The Smithereens fit that recipe like a well worn leather jacket and a brand new pair of Chucks, and the voice of the band, the front man and songwriter, Pat DiNizio wrote a steady stream of good old fashioned heart on the sleeve rock n roll. Sadly Pat passed away last night at the age of 62.
It had to be 1986 or 1987, the Smithereens were booked to play here at a local rock club. I went with my buddies and as was our practice in those days we opted to drink beer in the back parking lot rather than pay the club’s way too expensive beer prices and deal with the club’s way too surly staff.
We had a cooler of PBR back there and a GE boombox. We created our own happy hour. That night a van pulled back there and out of it stepped Pat DiNizio. We offered him a beer which he accepted and sat with us for about 25 minutes just shooting the shit about music, touring and he asked us what the band should open with that night. The consensus was “Behind The Wall of Sleep” “you got it guys, thanks for the beer” he said as he scooted into the club.

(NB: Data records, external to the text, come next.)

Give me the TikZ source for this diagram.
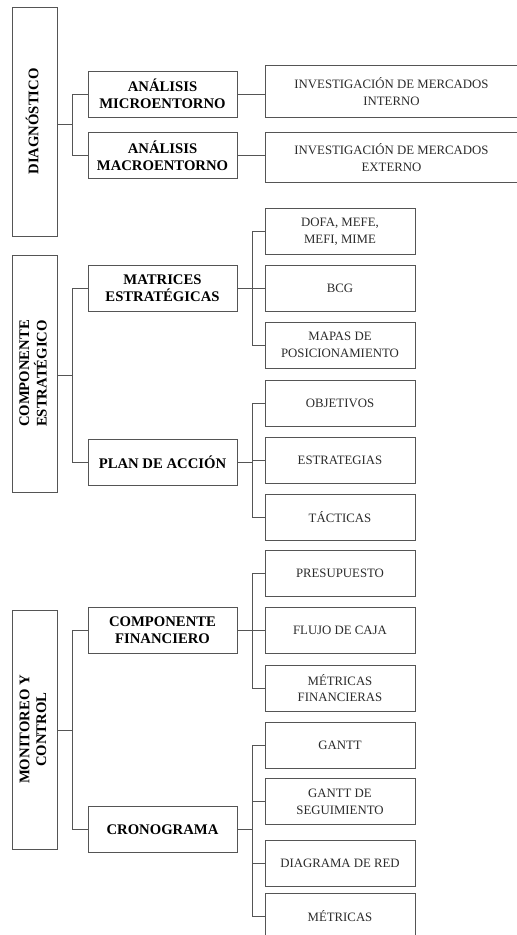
\documentclass[tikz,border=0pt]{standalone}
\usepackage{fontspec}
\setmainfont{Liberation Serif}
\usetikzlibrary{calc}
\definecolor{linegray}{HTML}{555555}
\definecolor{leaftext}{HTML}{2A2A2A}
\newcommand{\vlabel}[1]{\rotatebox{90}{\begin{tabular}{@{}c@{}}#1\end{tabular}}}
\begin{document}
\begin{tikzpicture}[x=1pt,y=-1pt,
  box/.style={draw=linegray, line width=0.9pt, inner sep=0pt, align=center},
  side/.style={box, minimum width=45pt, text=black,
    font=\bfseries\fontsize{14.7}{16.7}\selectfont},
  mid/.style={box, minimum width=149pt, minimum height=46pt, text=black,
    font=\bfseries\fontsize{14.7}{16.7}\selectfont},
  leaf/.style={box, minimum width=150pt, minimum height=46pt, text=leaftext,
    font=\fontsize{12.8}{16.7}\selectfont},
  wide/.style={leaf, draw=none, minimum width=251pt},
  link/.style={draw=linegray, line width=0.9pt}]
\useasboundingbox (0,0) rectangle (517,935);
\clip (0,0) rectangle (517,935);

% bus lines
\coordinate (busA) at (72,0);
\coordinate (busB) at (252,0);

% left column
\node[side, minimum height=229pt] (diag) at (34.5,121.5) {\vlabel{DIAGNÓSTICO}};
\node[side, minimum height=237pt] (comp) at (34.5,373.5) {\vlabel{COMPONENTE\\ESTRATÉGICO}};
\node[side, minimum height=239pt] (moni) at (34.5,729.5) {\vlabel{MONITOREO Y\\CONTROL}};

% middle column
\node[mid] (micro) at (162.5,94)    {ANÁLISIS\\MICROENTORNO};
\node[mid] (macro) at (162.5,155.5) {ANÁLISIS\\MACROENTORNO};
\node[mid] (mat)   at (162.5,288.5) {MATRICES\\ESTRATÉGICAS};
\node[mid] (plan)  at (162.5,462)   {PLAN DE ACCIÓN};
\node[mid] (fin)   at (162.5,630.5) {COMPONENTE\\FINANCIERO};
\node[mid] (crono) at (162.5,829.5) {CRONOGRAMA};

% right column (the two wide boxes run on past the right edge)
\node[wide, minimum height=51pt] (intern) at (391.5,91.5)  {INVESTIGACIÓN DE MERCADOS\\INTERNO};
\node[wide, minimum height=49pt] (extern) at (391.5,157.5) {INVESTIGACIÓN DE MERCADOS\\EXTERNO};
\draw[link] (intern.north west) rectangle ($(intern.south east)+(20,0)$);
\draw[link] (extern.north west) rectangle ($(extern.south east)+(20,0)$);
\node[leaf] (dofa)   at (340,231.5) {DOFA, MEFE,\\MEFI, MIME};
\node[leaf] (bcg)    at (340,288.5) {BCG};
\node[leaf] (mapas)  at (340,345)   {MAPAS DE\\POSICIONAMIENTO};
\node[leaf] (obj)    at (340,403)   {OBJETIVOS};
\node[leaf] (estr)   at (340,460)   {ESTRATEGIAS};
\node[leaf] (tact)   at (340,517)   {TÁCTICAS};
\node[leaf] (pres)   at (340,573.5) {PRESUPUESTO};
\node[leaf] (flujo)  at (340,630.5) {FLUJO DE CAJA};
\node[leaf] (metfin) at (340,688)   {MÉTRICAS\\FINANCIERAS};
\node[leaf] (gantt)  at (340,745)   {GANTT};
\node[leaf] (gseg)   at (340,801.5) {GANTT DE\\SEGUIMIENTO};
\node[leaf] (red)    at (340,863)   {DIAGRAMA DE RED};
\node[leaf] (metr)   at (340,916)   {MÉTRICAS};

% first level branches
\coordinate (dm) at ($(micro.west)!0.5!(macro.west)$);
\draw[link] (micro.west) -- (micro.west -| busA) -- (macro.west -| busA) -- (macro.west);
\draw[link] (diag.east |- dm) -- (dm -| busA);

\coordinate (cm) at ($(mat.west)!0.5!(plan.west)$);
\draw[link] (mat.west) -- (mat.west -| busA) -- (plan.west -| busA) -- (plan.west);
\draw[link] (comp.east |- cm) -- (cm -| busA);

\coordinate (mm) at ($(fin.west)!0.5!(crono.west)$);
\draw[link] (fin.west) -- (fin.west -| busA) -- (crono.west -| busA) -- (crono.west);
\draw[link] (moni.east |- mm) -- (mm -| busA);

% second level branches
\draw[link] (micro.east) -- (intern.west |- micro.east);
\draw[link] (macro.east) -- (extern.west |- macro.east);

\draw[link] (mat.east) -- (mat.east -| busB);
\draw[link] (dofa.west) -- (dofa.west -| busB) -- (mapas.west -| busB) -- (mapas.west);
\draw[link] (bcg.west) -- (bcg.west -| busB);

\draw[link] (plan.east) -- (plan.east -| busB);
\draw[link] (obj.west) -- (obj.west -| busB) -- (tact.west -| busB) -- (tact.west);
\draw[link] (estr.west) -- (estr.west -| busB);

\draw[link] (fin.east) -- (fin.east -| busB);
\draw[link] (pres.west) -- (pres.west -| busB) -- (metfin.west -| busB) -- (metfin.west);
\draw[link] (flujo.west) -- (flujo.west -| busB);

\draw[link] (crono.east) -- (crono.east -| busB);
\draw[link] (gantt.west) -- (gantt.west -| busB) -- (metr.west -| busB) -- (metr.west);
\draw[link] (gseg.west) -- (gseg.west -| busB);
\draw[link] (red.west) -- (red.west -| busB);
\end{tikzpicture}
\end{document}
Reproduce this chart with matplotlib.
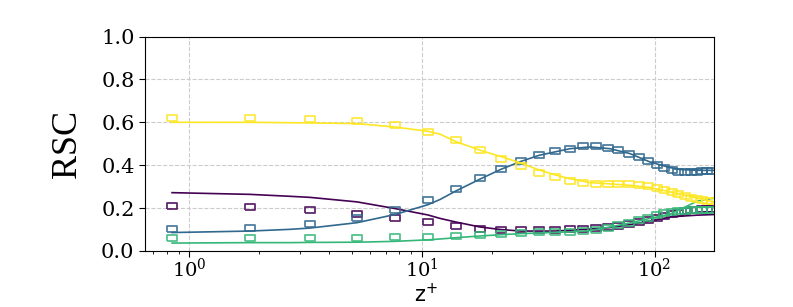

He didn’t have to stop and hang out with me and my motley crew of music obsessives, but he did and acted like one of the guys. Very gracious, very approachable and a nicer guy you couldn’t hope to meet.
The band did open with our requested song but I think it may be their standard set opener. I’ve seen them a few times and that is a typical opener, but to us it was still a gracious nod to the music lovers in the parking lot that day.
Pat’s body had started to betray him over the past few years, he was unable to play his guitar but still soldiered on with The Smithereens and had plans to tour in 2018 including some dates with original bass player Mike Mesaros.
Today I see Pat up there, on stage at the great Maxwell’s of Hoboken in the sky, he’s standing there, playing his Fender again and teaching Smithereens songs like “Maria Elaina” to Buddy Holly.
I think old Buddy would get a kick out of it.